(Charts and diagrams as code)
— BEGIN —

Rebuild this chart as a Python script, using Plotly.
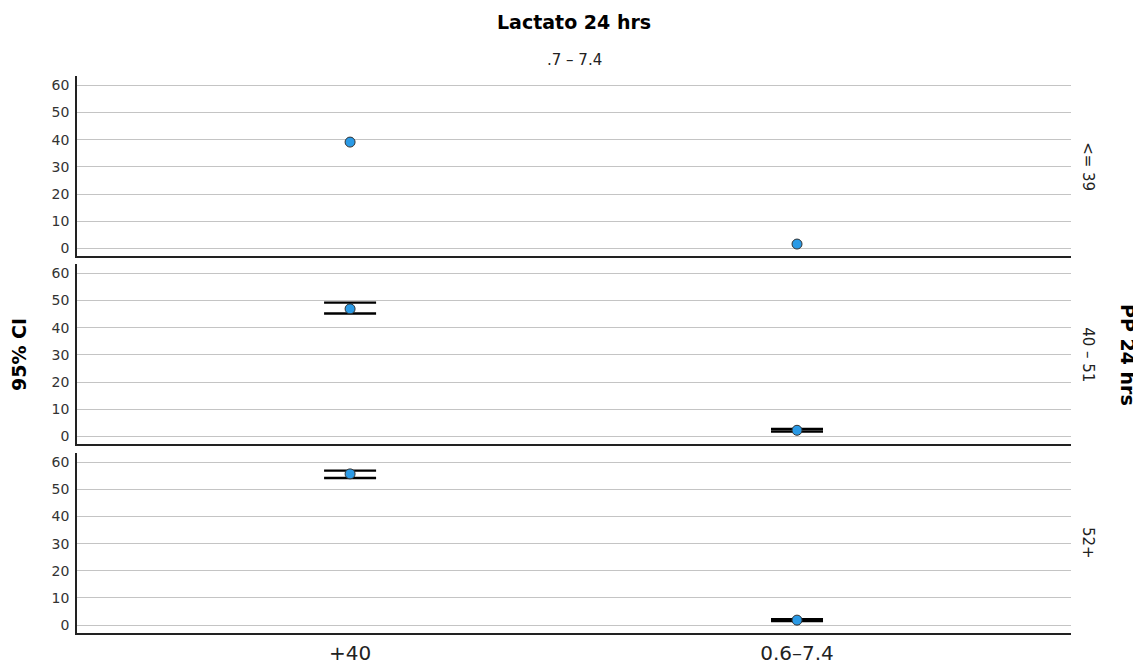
import plotly.graph_objects as go

# ---- data ----
categories = ["+40", "0.6–7.4"]
row_labels = ["<= 39", "40 – 51", "52+"]
means_row1 = [39.1, 1.6]
means_row2 = [46.9, 2.25]
lower_row2 = [45.2, 1.75]
upper_row2 = [49.2, 2.75]
means_row3 = [55.7, 1.84]
lower_row3 = [54.2, 1.5]
upper_row3 = [56.9, 2.2]
y_ticks = [0, 10, 20, 30, 40, 50, 60]

title_text = "Lactato 24 hrs"
col_label = ".7 – 7.4"
y_title = "95% CI"
row_title = "PP 24 hrs"

FONT = "DejaVu Sans"
MARK = "#2a9ae6"

fig = go.Figure()

rows = [
    (means_row1, None, None),
    (means_row2, lower_row2, upper_row2),
    (means_row3, lower_row3, upper_row3),
]
for i, (m, lo, up) in enumerate(rows):
    suffix = "" if i == 0 else str(i + 1)
    kw = {}
    if lo is not None:
        kw["error_y"] = dict(
            type="data", symmetric=False,
            array=[u - v for u, v in zip(up, m)],
            arrayminus=[v - l for v, l in zip(m, lo)],
            color="black", thickness=2.4, width=26,
        )
    fig.add_trace(go.Scatter(
        x=categories, y=m, mode="markers",
        marker=dict(size=10, color=MARK, line=dict(color="#333333", width=1)),
        xaxis="x" + suffix, yaxis="y" + suffix, showlegend=False,
        hoverinfo="x+y", **kw,
    ))

domains = [[0.6763, 1.0], [0.3388, 0.6625], [0.0, 0.3232]]
for i in range(3):
    suffix = "" if i == 0 else str(i + 1)
    fig.update_layout(**{
        "xaxis" + suffix: dict(
            type="category", range=[-0.611, 1.613],
            anchor="y" + suffix, domain=[0, 1],
            showgrid=False, zeroline=False, automargin=False,
            showline=True, linecolor="#222222", linewidth=1.5,
            showticklabels=(i == 2), ticks="",
            tickfont=dict(family=FONT, size=20, color="#222222"),
            ticklabelstandoff=1,
            matches="x" if i else None,
        ),
        "yaxis" + suffix: dict(
            range=[-2.9, 63.4], domain=domains[i],
            anchor="x" + suffix, automargin=False,
            tickvals=y_ticks,
            showgrid=True, gridcolor="#c4c4c4", gridwidth=1,
            zeroline=False,
            showline=True, linecolor="#222222", linewidth=1.5,
            ticks="", ticklabelstandoff=3,
            tickfont=dict(family=FONT, size=14, color="#333333"),
        ),
    })

ann = []
ann.append(dict(text="<b>%s</b>" % title_text, x=0.5, y=(633 - 21.5) / 557,
                xref="paper", yref="paper", showarrow=False,
                font=dict(family=FONT, size=19, color="black"),
                xanchor="center", yanchor="middle"))
ann.append(dict(text=col_label, x=0.5, y=(633 - 60) / 557,
                xref="paper", yref="paper", showarrow=False,
                font=dict(family=FONT, size=15, color="#222222"),
                xanchor="center", yanchor="middle"))
ann.append(dict(text="<b>%s</b>" % y_title, x=(19 - 77) / 994, y=(633 - 355) / 557,
                xref="paper", yref="paper", showarrow=False, textangle=-90,
                font=dict(family=FONT, size=19, color="black"),
                xanchor="center", yanchor="middle"))
ann.append(dict(text="<b>%s</b>" % row_title, x=(1128 - 77) / 994, y=(633 - 355) / 557,
                xref="paper", yref="paper", showarrow=False, textangle=90,
                font=dict(family=FONT, size=19, color="black"),
                xanchor="center", yanchor="middle"))
for i, lab in enumerate(row_labels):
    d = domains[i]
    ann.append(dict(text=lab, x=(1088 - 77) / 994, y=(d[0] + d[1]) / 2,
                    xref="paper", yref="paper", showarrow=False, textangle=90,
                    font=dict(family=FONT, size=15, color="#222222"),
                    xanchor="center", yanchor="middle"))

# the page body adds an 8px margin; compensate so the chart lands where the reference has it
fig.update_layout(
    width=1133, height=660,
    margin=dict(l=69, r=70, t=68, b=35, autoexpand=False),
    paper_bgcolor="white", plot_bgcolor="white",
    annotations=ann,
    font=dict(family=FONT),
)

fig.write_html("out.html")
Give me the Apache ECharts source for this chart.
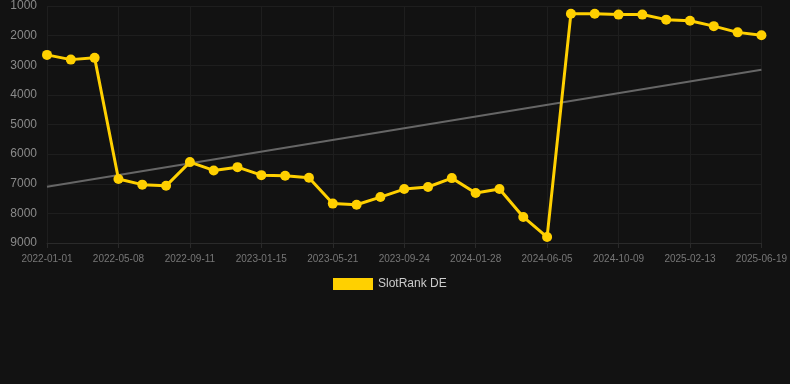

— END —

**WHAT YOU NEED TO DO:**
In the data above, please extract the lines from the first one through the line with "fig = go.Figure()", exactly, and keep pictures out.

**TASK ANSWER:**
Rebuild this chart as a Python script, using Plotly.
import plotly.graph_objects as go

# ---- data ----
categories = ["+40", "0.6–7.4"]
row_labels = ["<= 39", "40 – 51", "52+"]
means_row1 = [39.1, 1.6]
means_row2 = [46.9, 2.25]
lower_row2 = [45.2, 1.75]
upper_row2 = [49.2, 2.75]
means_row3 = [55.7, 1.84]
lower_row3 = [54.2, 1.5]
upper_row3 = [56.9, 2.2]
y_ticks = [0, 10, 20, 30, 40, 50, 60]

title_text = "Lactato 24 hrs"
col_label = ".7 – 7.4"
y_title = "95% CI"
row_title = "PP 24 hrs"

FONT = "DejaVu Sans"
MARK = "#2a9ae6"

fig = go.Figure()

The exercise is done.